Code that draws figures:

— start —

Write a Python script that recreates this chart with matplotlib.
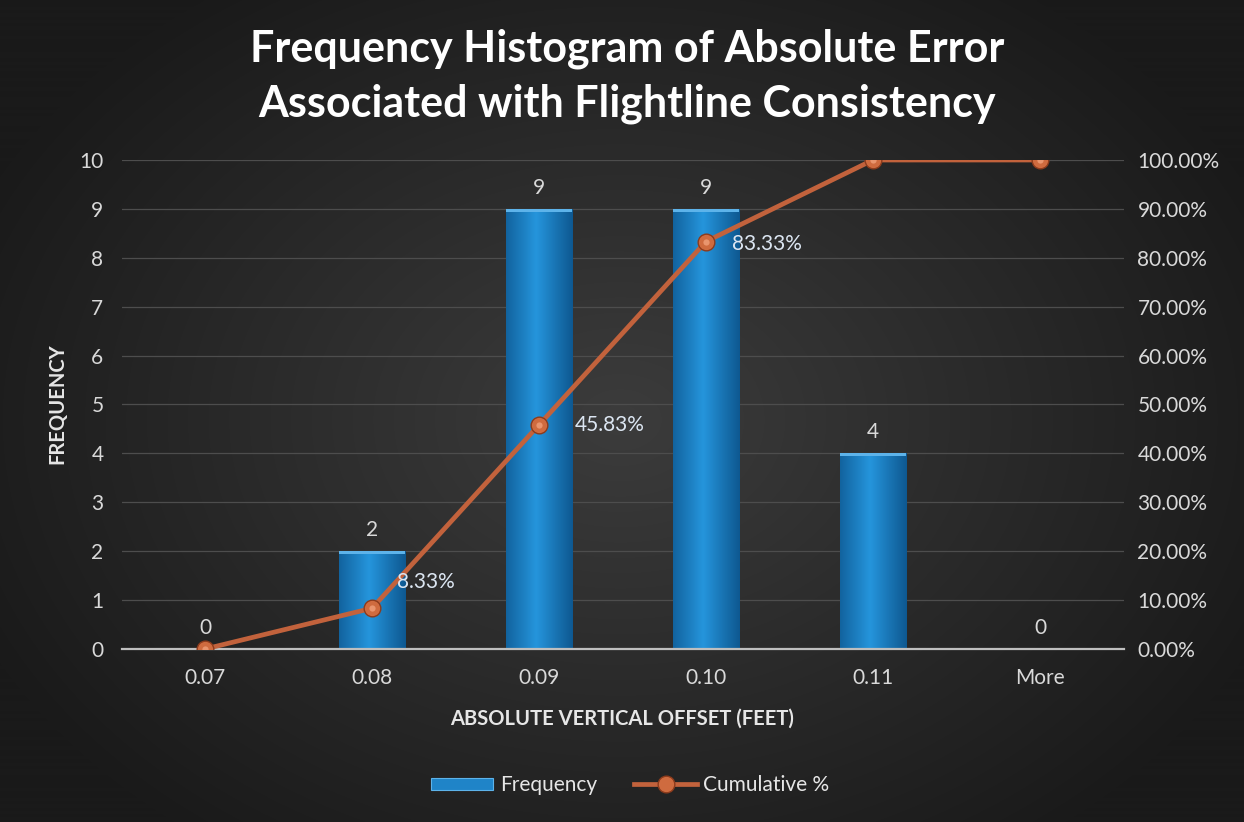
import numpy as np
import matplotlib
matplotlib.use("Agg")
import matplotlib.pyplot as plt
from matplotlib.patches import Patch
from matplotlib.lines import Line2D
from matplotlib.ticker import FuncFormatter, MultipleLocator

# ---- data ----
categories = ["0.07", "0.08", "0.09", "0.10", "0.11", "More"]
frequency = [0, 2, 9, 9, 4, 0]
cumulative_pct = [0.0, 8.33, 45.83, 83.33, 100.0, 100.0]
title = "Frequency Histogram of Absolute Error\nAssociated with Flightline Consistency"
xlabel = "ABSOLUTE VERTICAL OFFSET (FEET)"
ylabel = "FREQUENCY"

plt.rcParams['font.family'] = ['Lato', 'DejaVu Sans']

W, H = 1244, 822
fig = plt.figure(figsize=(W / 100, H / 100), dpi=100)

# background radial gradient
bg = fig.add_axes([0, 0, 1, 1], zorder=-10)
yy, xx = np.mgrid[0:H, 0:W]
r = np.sqrt(((xx - 620) / 700.0) ** 2 + ((yy - 420) / 520.0) ** 2)
r = np.clip(r, 0, 1)
c_in = np.array([0x3c, 0x3c, 0x3c]) / 255.0
c_out = np.array([0x1a, 0x1a, 0x1a]) / 255.0
img = c_in[None, None, :] * (1 - r[..., None]) + c_out[None, None, :] * r[..., None]
bg.imshow(img, extent=[0, 1, 0, 1], aspect='auto', origin='upper')
bg.axis('off')

ax = fig.add_axes([121.5 / W, 1 - 649 / H, 1002 / W, 489 / H])
ax.set_facecolor('none')
x = np.arange(len(categories))
ax.set_xlim(-0.5, len(categories) - 0.5)
ax.set_ylim(0, 10)

# bars with horizontal gradient
bar_w = 0.40
bars = ax.bar(x, frequency, width=bar_w, color='#1b7fc2', zorder=2)
grad = np.linspace(0, 1, 64)
prof = 1 - np.abs(grad - 0.45) * 2  # lighter near center
dark = np.array([0x10, 0x5e, 0x98]) / 255.0
light = np.array([0x25, 0x95, 0xdc]) / 255.0
gimg = dark[None, :] * (1 - prof[:, None]) + light[None, :] * prof[:, None]
gimg = gimg[None, :, :]
for b in bars:
    if b.get_height() <= 0:
        continue
    x0, y0 = b.get_x(), b.get_y()
    im = ax.imshow(gimg, extent=[x0, x0 + b.get_width(), y0, y0 + b.get_height()],
                   aspect='auto', zorder=2.1)
    im.set_clip_path(b)
    ax.fill_between([x0, x0 + b.get_width()], y0 + b.get_height() - 0.06,
                    y0 + b.get_height(), color='#5db3ea', zorder=2.2, lw=0)

for xi, v in zip(x, frequency):
    ax.annotate(str(v), (xi, v), xytext=(0, 8), textcoords='offset points',
                ha='center', va='bottom', color='#d9d9d9', fontsize=15, zorder=5)

ax.set_xticks(x)
ax.set_xticklabels(categories)
ax.yaxis.set_major_locator(MultipleLocator(1))
ax.tick_params(axis='x', length=0, pad=14, colors='#d9d9d9', labelsize=15)
ax.tick_params(axis='y', length=0, pad=13, colors='#d9d9d9', labelsize=15)
for s in ['top', 'right', 'left']:
    ax.spines[s].set_visible(False)
ax.spines['bottom'].set_color('#bfbfbf')
ax.spines['bottom'].set_linewidth(1.6)
ax.spines['bottom'].set_zorder(3)
ax.grid(axis='y', color='#4d4d4d', lw=0.9, zorder=0)
ax.set_axisbelow(True)

# secondary axis
ax2 = ax.twinx()
ax2.set_ylim(0, 100)
ax2.yaxis.set_major_locator(MultipleLocator(10))
ax2.yaxis.set_major_formatter(FuncFormatter(lambda v, p: f"{v:.2f}%"))
ax2.tick_params(axis='y', length=0, pad=10, colors='#d9d9d9', labelsize=15)
for s in ax2.spines.values():
    s.set_visible(False)

line_color = '#c2623c'
ax2.plot(x, cumulative_pct, color=line_color, lw=3.4, zorder=6,
         marker='o', markersize=12, markerfacecolor='#cf6b3f',
         markeredgecolor='#8c3b1c', markeredgewidth=1.0)
ax2.plot(x, cumulative_pct, ls='none', marker='o', markersize=4.5,
         markerfacecolor='#f0a07a', markeredgewidth=0, zorder=7, alpha=0.8)

label_offsets = {1: (18, 19), 2: (26, 0), 3: (19, -2)}
for i, (ox, oy) in label_offsets.items():
    ax2.annotate(f"{cumulative_pct[i]:.2f}%", (x[i], cumulative_pct[i]),
                 xytext=(ox, oy), textcoords='offset points', ha='left', va='center',
                 color='#dce6f2', fontsize=15, zorder=8)

fig.text(0.504, 1 - 76 / H, title, ha='center', va='center', color='white',
         fontsize=31, fontweight='bold', linespacing=1.45)
fig.text(622 / W, 1 - 719 / H, xlabel, ha='center', va='center', color='#e6e6e6',
         fontsize=14.5, fontweight='bold')
fig.text(57 / W, 1 - 404 / H, ylabel, ha='center', va='center', color='#e6e6e6',
         fontsize=14.5, fontweight='bold', rotation=90)

handles = [Patch(facecolor='#1f84c8', edgecolor='#5db3ea', lw=0.8),
           Line2D([0], [0], color=line_color, lw=3.4, marker='o', markersize=12,
                  markerfacecolor='#cf6b3f', markeredgecolor='#8c3b1c')]
leg = fig.legend(handles, ["Frequency", "Cumulative %"], loc='center',
                 bbox_to_anchor=(630 / W, 1 - 785 / H), ncol=2, frameon=False,
                 fontsize=15, handlelength=3.0, handleheight=0.5, columnspacing=1.8,
                 handletextpad=0.3)
for t in leg.get_texts():
    t.set_color('#e6e6e6')

fig.savefig("out.png", dpi=100)
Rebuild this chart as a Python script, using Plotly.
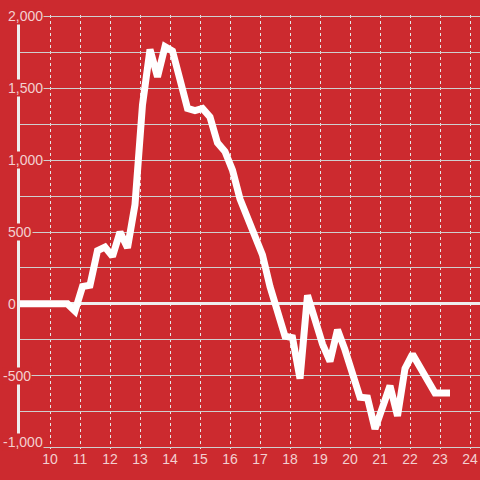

— end —

Prompt: Skip the pictures and restate exactly the lines from the beginning of the listing to the line with "fig = plt.figure(figsize=(W", that line included.

Response below:
Write a Python script that recreates this chart with matplotlib.
import numpy as np
import matplotlib
matplotlib.use("Agg")
import matplotlib.pyplot as plt
from matplotlib.patches import Patch
from matplotlib.lines import Line2D
from matplotlib.ticker import FuncFormatter, MultipleLocator

# ---- data ----
categories = ["0.07", "0.08", "0.09", "0.10", "0.11", "More"]
frequency = [0, 2, 9, 9, 4, 0]
cumulative_pct = [0.0, 8.33, 45.83, 83.33, 100.0, 100.0]
title = "Frequency Histogram of Absolute Error\nAssociated with Flightline Consistency"
xlabel = "ABSOLUTE VERTICAL OFFSET (FEET)"
ylabel = "FREQUENCY"

plt.rcParams['font.family'] = ['Lato', 'DejaVu Sans']

W, H = 1244, 822
fig = plt.figure(figsize=(W / 100, H / 100), dpi=100)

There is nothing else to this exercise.